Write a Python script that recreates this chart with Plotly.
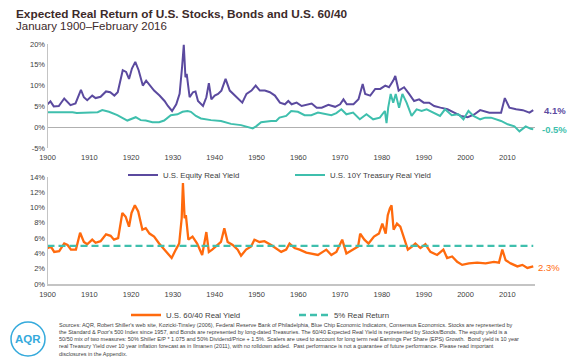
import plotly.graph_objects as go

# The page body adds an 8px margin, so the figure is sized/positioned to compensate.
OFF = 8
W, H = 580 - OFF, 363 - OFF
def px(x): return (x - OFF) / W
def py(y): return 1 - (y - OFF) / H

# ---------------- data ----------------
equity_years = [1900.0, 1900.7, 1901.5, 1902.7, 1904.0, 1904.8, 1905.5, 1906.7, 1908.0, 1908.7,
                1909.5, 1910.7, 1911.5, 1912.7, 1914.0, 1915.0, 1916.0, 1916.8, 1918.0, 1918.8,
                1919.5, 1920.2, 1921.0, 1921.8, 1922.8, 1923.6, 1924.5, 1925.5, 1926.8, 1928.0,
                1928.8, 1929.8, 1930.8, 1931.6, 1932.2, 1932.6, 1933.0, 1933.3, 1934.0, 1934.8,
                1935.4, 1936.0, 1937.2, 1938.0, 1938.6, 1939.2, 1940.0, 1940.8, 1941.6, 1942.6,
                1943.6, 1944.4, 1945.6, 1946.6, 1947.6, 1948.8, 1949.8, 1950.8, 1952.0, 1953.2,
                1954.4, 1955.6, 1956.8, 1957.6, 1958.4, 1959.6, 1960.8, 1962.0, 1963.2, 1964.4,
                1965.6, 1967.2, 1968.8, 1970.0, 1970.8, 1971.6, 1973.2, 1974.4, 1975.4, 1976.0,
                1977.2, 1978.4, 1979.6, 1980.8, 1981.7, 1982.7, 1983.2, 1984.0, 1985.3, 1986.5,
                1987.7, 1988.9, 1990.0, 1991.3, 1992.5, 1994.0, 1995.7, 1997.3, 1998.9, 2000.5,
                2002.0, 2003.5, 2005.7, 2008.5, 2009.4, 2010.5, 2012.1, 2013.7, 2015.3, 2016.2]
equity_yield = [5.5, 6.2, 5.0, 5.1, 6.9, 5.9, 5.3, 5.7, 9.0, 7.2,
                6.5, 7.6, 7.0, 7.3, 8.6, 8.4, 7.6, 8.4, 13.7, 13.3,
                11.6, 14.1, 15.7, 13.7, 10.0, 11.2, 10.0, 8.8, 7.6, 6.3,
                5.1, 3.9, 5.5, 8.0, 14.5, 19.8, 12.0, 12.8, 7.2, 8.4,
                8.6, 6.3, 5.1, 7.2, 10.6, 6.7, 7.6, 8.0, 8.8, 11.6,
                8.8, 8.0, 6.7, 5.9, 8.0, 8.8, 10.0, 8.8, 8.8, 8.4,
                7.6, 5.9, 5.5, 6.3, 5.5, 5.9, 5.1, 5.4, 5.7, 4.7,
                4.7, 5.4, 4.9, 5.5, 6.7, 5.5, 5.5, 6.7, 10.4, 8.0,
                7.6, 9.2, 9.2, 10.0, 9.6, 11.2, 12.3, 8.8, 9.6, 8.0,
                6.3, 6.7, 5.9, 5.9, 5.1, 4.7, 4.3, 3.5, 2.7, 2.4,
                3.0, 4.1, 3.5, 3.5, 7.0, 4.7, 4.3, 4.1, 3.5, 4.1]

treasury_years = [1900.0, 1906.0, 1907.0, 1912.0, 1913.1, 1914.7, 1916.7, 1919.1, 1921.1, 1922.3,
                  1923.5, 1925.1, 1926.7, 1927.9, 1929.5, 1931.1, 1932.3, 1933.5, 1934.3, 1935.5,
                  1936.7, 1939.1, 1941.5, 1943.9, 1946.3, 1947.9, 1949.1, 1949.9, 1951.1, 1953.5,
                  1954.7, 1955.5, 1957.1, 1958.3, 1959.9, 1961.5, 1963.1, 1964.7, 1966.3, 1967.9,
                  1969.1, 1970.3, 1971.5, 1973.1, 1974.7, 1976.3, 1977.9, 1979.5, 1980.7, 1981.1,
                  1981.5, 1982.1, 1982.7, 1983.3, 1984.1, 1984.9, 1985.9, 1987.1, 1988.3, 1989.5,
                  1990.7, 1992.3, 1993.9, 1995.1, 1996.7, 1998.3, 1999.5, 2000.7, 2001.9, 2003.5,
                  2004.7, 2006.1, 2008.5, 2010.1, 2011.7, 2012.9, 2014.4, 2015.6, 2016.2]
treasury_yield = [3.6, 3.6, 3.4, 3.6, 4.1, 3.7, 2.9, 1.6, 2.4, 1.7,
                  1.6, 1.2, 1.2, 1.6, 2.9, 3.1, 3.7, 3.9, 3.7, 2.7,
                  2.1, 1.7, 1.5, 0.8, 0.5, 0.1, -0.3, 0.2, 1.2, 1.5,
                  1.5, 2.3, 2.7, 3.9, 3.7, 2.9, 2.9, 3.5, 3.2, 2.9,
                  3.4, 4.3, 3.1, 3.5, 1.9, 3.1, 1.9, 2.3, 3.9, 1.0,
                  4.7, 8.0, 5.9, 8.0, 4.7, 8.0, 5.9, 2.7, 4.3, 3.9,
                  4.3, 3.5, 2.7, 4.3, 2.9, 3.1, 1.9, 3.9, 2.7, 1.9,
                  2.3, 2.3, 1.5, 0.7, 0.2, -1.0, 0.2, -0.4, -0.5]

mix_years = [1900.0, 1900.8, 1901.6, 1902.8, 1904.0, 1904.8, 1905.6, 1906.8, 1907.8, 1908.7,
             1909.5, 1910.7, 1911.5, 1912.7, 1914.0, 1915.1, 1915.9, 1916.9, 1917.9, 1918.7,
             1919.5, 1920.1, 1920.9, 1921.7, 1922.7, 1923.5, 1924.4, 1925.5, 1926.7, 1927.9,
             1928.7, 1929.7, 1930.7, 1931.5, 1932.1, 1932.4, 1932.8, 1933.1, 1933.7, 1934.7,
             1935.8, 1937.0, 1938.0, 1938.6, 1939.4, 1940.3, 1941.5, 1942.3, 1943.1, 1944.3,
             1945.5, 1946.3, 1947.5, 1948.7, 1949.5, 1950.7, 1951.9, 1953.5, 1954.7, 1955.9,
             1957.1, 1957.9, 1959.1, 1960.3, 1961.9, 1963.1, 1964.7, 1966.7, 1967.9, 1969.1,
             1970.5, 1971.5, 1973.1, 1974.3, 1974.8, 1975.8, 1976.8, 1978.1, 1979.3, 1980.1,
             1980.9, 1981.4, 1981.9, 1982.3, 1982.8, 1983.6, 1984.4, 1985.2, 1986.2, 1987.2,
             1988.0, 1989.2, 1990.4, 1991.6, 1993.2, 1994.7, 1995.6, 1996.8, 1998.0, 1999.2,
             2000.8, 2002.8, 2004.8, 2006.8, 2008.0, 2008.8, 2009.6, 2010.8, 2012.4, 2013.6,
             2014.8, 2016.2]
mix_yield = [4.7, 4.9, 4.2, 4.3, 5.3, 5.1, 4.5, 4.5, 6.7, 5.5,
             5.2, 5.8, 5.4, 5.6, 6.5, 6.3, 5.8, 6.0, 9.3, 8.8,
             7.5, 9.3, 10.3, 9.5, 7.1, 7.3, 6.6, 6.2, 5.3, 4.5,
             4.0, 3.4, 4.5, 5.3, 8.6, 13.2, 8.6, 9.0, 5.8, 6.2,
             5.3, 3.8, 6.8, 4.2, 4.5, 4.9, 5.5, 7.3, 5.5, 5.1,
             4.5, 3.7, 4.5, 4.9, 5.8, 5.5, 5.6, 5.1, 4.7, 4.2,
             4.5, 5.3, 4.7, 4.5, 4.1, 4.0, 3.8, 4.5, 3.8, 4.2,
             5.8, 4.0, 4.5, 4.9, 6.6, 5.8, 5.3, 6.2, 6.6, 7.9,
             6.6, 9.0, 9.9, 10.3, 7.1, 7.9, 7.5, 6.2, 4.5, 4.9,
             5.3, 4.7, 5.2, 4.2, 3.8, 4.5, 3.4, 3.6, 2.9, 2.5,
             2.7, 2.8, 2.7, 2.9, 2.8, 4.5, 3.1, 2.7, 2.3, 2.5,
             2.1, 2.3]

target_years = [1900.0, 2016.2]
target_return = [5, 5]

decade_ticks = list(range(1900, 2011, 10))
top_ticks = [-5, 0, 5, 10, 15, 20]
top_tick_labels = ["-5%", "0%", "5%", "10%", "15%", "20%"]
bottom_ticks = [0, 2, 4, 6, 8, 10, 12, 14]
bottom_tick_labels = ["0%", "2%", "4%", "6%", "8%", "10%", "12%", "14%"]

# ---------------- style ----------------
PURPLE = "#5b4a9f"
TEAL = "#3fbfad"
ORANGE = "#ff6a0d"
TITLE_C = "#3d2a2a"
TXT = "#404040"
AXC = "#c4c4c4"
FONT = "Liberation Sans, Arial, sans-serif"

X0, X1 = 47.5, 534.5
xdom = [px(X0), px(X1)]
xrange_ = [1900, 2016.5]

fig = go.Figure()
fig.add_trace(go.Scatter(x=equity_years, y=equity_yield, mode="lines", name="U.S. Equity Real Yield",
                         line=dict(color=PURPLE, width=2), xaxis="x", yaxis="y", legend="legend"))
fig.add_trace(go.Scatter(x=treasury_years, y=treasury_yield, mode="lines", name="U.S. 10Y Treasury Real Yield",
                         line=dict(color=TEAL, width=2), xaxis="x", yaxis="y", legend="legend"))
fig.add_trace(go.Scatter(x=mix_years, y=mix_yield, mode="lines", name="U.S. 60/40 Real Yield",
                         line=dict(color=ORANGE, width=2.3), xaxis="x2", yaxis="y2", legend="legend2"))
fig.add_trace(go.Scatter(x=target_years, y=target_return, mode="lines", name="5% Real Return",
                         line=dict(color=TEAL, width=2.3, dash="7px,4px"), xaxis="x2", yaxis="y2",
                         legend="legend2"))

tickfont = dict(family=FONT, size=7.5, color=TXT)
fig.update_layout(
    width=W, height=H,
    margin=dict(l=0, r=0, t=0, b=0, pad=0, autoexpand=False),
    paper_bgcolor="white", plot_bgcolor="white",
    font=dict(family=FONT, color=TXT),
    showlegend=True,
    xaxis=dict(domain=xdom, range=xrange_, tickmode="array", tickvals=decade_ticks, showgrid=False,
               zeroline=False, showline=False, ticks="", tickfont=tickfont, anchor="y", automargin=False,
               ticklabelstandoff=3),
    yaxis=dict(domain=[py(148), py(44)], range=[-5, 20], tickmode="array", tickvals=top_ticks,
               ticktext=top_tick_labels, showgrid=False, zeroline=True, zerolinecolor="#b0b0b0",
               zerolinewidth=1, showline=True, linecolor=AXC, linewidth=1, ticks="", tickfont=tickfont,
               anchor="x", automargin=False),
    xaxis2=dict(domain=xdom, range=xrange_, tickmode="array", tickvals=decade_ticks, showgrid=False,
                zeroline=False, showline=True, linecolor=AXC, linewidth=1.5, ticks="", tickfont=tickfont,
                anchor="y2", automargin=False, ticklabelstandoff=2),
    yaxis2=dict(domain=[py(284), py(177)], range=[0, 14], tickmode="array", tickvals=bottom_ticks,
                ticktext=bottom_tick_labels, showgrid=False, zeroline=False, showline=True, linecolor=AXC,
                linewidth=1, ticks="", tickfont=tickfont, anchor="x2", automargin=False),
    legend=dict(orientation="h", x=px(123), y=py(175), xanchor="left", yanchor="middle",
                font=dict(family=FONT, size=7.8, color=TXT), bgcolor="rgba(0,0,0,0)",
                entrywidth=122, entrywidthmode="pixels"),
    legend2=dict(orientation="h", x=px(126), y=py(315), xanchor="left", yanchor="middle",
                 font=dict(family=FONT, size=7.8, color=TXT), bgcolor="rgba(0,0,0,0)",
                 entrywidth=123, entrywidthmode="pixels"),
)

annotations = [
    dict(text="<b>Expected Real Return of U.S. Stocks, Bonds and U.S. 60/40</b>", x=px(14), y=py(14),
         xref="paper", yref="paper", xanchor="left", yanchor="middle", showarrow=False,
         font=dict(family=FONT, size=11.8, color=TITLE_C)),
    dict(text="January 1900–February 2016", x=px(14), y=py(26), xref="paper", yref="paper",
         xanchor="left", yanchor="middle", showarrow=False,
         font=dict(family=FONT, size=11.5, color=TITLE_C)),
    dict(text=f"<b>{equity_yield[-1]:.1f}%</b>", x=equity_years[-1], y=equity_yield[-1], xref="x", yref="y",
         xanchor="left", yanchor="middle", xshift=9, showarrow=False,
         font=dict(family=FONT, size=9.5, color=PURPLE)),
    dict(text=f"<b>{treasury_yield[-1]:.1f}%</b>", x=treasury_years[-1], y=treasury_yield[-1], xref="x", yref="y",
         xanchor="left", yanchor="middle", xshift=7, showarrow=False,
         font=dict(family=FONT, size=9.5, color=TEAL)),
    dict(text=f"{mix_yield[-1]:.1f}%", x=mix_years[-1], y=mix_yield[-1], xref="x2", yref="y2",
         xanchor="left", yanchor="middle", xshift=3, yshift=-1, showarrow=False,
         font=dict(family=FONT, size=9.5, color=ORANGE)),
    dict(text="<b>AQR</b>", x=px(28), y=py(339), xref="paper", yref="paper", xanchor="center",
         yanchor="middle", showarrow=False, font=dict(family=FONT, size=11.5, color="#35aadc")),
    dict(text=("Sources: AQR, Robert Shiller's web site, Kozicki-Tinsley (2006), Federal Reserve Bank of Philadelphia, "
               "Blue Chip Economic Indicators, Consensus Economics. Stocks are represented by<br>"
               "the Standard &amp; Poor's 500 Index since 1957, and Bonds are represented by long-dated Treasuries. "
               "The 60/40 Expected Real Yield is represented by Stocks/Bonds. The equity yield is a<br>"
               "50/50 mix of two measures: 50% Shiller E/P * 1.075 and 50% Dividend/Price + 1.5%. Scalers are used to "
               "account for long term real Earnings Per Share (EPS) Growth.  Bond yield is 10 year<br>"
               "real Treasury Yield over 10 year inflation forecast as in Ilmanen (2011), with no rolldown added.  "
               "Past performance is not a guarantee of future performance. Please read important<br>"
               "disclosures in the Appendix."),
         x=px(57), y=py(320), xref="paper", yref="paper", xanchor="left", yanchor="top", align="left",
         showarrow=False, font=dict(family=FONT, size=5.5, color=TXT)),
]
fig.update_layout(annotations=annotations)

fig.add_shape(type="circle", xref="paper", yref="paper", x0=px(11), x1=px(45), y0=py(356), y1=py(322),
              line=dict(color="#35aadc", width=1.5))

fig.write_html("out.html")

^^^^

» **The task**: Write down every line of the data above that includes the string "with".

» **Expected answer**:
Write a Python script that recreates this chart with Plotly.
               "real Treasury Yield over 10 year inflation forecast as in Ilmanen (2011), with no rolldown added.  "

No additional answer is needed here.